There were many, many differences between Adrian Fenty and Vincent Gray's campaigns, but back in June, I reported on one that came with a number attached, their use of consultants. In a three-month period, Fenty had splashed out 53 percent of his spending on campaign consultants, while Gray, spending less overall, had devoted only 15 percent of his spending to the people who were telling him how to run his campaign.

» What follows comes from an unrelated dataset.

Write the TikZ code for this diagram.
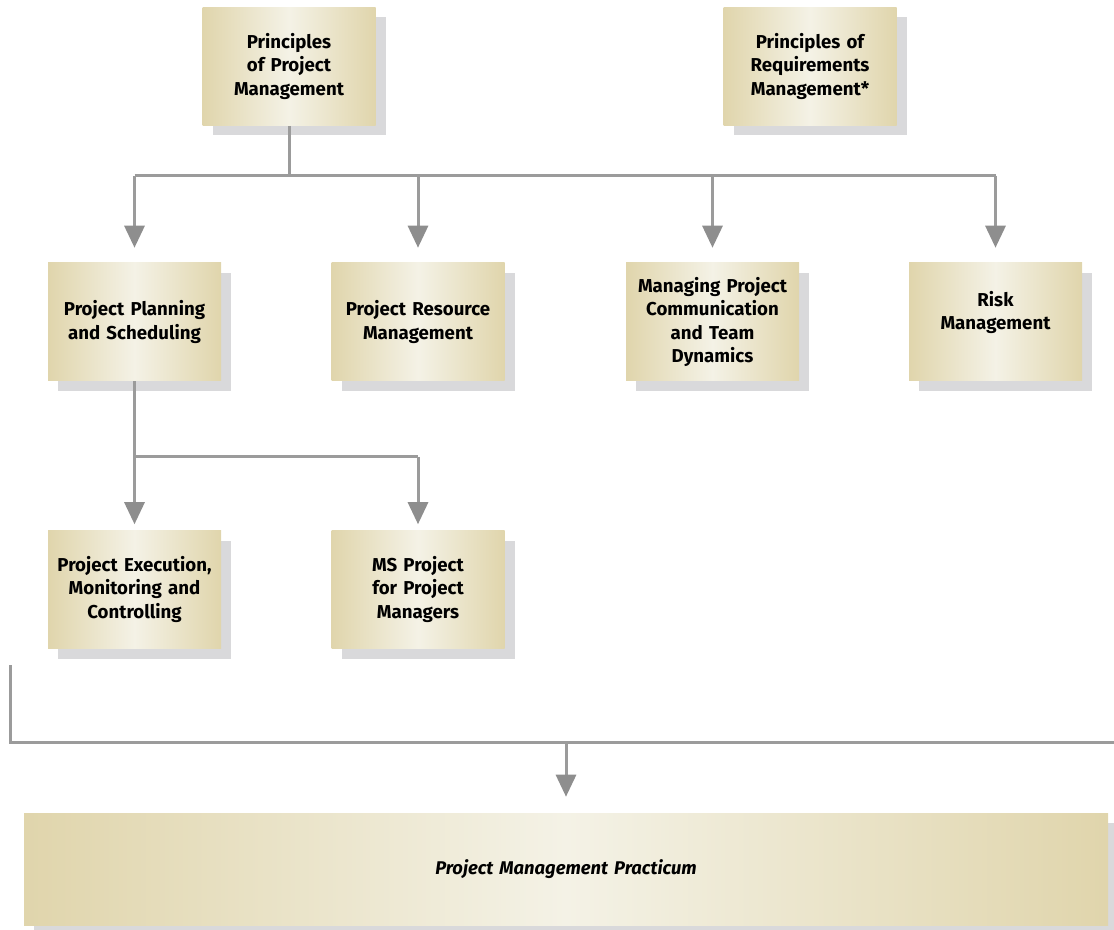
\documentclass[tikz,border=0pt]{standalone}
\usepackage{fontspec}
\setmainfont{Fira Sans}
\usetikzlibrary{arrows.meta,shadows,positioning}

\definecolor{boxtan}{HTML}{E0D5AC}
\definecolor{boxlight}{HTML}{F4F2E6}
\definecolor{shadowgray}{HTML}{D9D9DB}
\definecolor{linegray}{HTML}{9B9B9B}
\definecolor{tipgray}{HTML}{8E8E8E}

\tikzset{
  course/.style={left color=boxtan, right color=boxtan, middle color=boxlight,
    minimum width=129.75pt, minimum height=88.5pt, text width=129pt, align=center,
    inner sep=0pt, font=\bfseries\fontsize{14}{17.5}\selectfont,
    general shadow={fill=shadowgray, shadow xshift=7.5pt, shadow yshift=-7.5pt}},
  link/.style={draw=linegray, line width=2.25pt},
  flow/.style={link, -{Triangle[width=15pt,length=16.5pt,color=tipgray]}}
}

\begin{document}
\begin{tikzpicture}[x=0.75pt,y=-0.75pt]
  \useasboundingbox (0,0) rectangle (1114,930);

  % first courses
  \node[course] (pm)  at (289,66.5) {Principles\\of Project\\Management};
  \node[course] (req) at (810,66.5) {Principles of\\Requirements\\Management*};

  % second row
  \node[course] (plan) at (134.5,322) {Project Planning\\and Scheduling};
  \node[course] (res)  at (418,322)   {Project Resource\\Management};
  \node[course] (comm) at (712.5,322) {Managing Project\\Communication\\and Team\\Dynamics};
  \node[course] (risk) at (995.5,322) {Risk\\Management\\\mbox{}};

  % third row
  \node[course] (exec) at (134.5,589.5) {Project Execution,\\Monitoring and\\Controlling};
  \node[course] (msp)  at (418,589.5)   {MS Project\\for Project\\Managers};

  % capstone
  \node[course, minimum width=813pt, minimum height=84pt, text width=800pt,
        font=\bfseries\itshape\fontsize{13.8}{16}\selectfont] (prac) at (566,869)
        {Project Management Practicum};

  \coordinate (hubA) at (289,176);
  \coordinate (hubB) at (134.5,457);
  \coordinate (bend) at (10,665);
  \coordinate (hubC) at (10,742);
  \coordinate (edge) at (1114,742);

  \draw[link] (pm.south) -- (hubA);
  \draw[link] (plan.north |- hubA) -- (risk.north |- hubA);
  \foreach \n in {plan,res,comm,risk}
    \draw[flow] (\n.north |- hubA) -- ([yshift=11.25pt]\n.north);

  \draw[link] (plan.south) -- (hubB) -- (msp.north |- hubB);
  \foreach \n in {exec,msp}
    \draw[flow] (\n.north |- hubB) -- ([yshift=4.5pt]\n.north);

  \draw[link] (bend) -- (hubC) -- (edge);
  \draw[flow] (prac.north |- hubC) -- ([yshift=12pt]prac.north);
\end{tikzpicture}
\end{document}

Given Gray's victory yesterday with 53 percent of the votes counted so far, Gray apparently got more for his money. But the way Fenty's consultants turned on him in a piece published in the Washington Post this morning, but reported before the results had even come in, suggests that his funds were even less well-spent than his loss would suggest. It's not that paid political advisers never talk, of course, but to talk this harshly and this swiftly after the end of a campaign suggests profound dysfunction that even fees couldn't disguise. When your top political strategist is saying things like "His campaign's failing resulted from a combination of tenor, hubris, pride and political malpractice. Campaigns that win are ones that are nimble. He's got only one play in his playbook: knocking on doors," it's a sign of utter disarray.
Money can buy a candidate all the advice in the world, but it can't make him take it, and it doesn't buy loyalty in the face of defeat—especially for consultants who want to avoid taking blame and hits to their business for such defeats.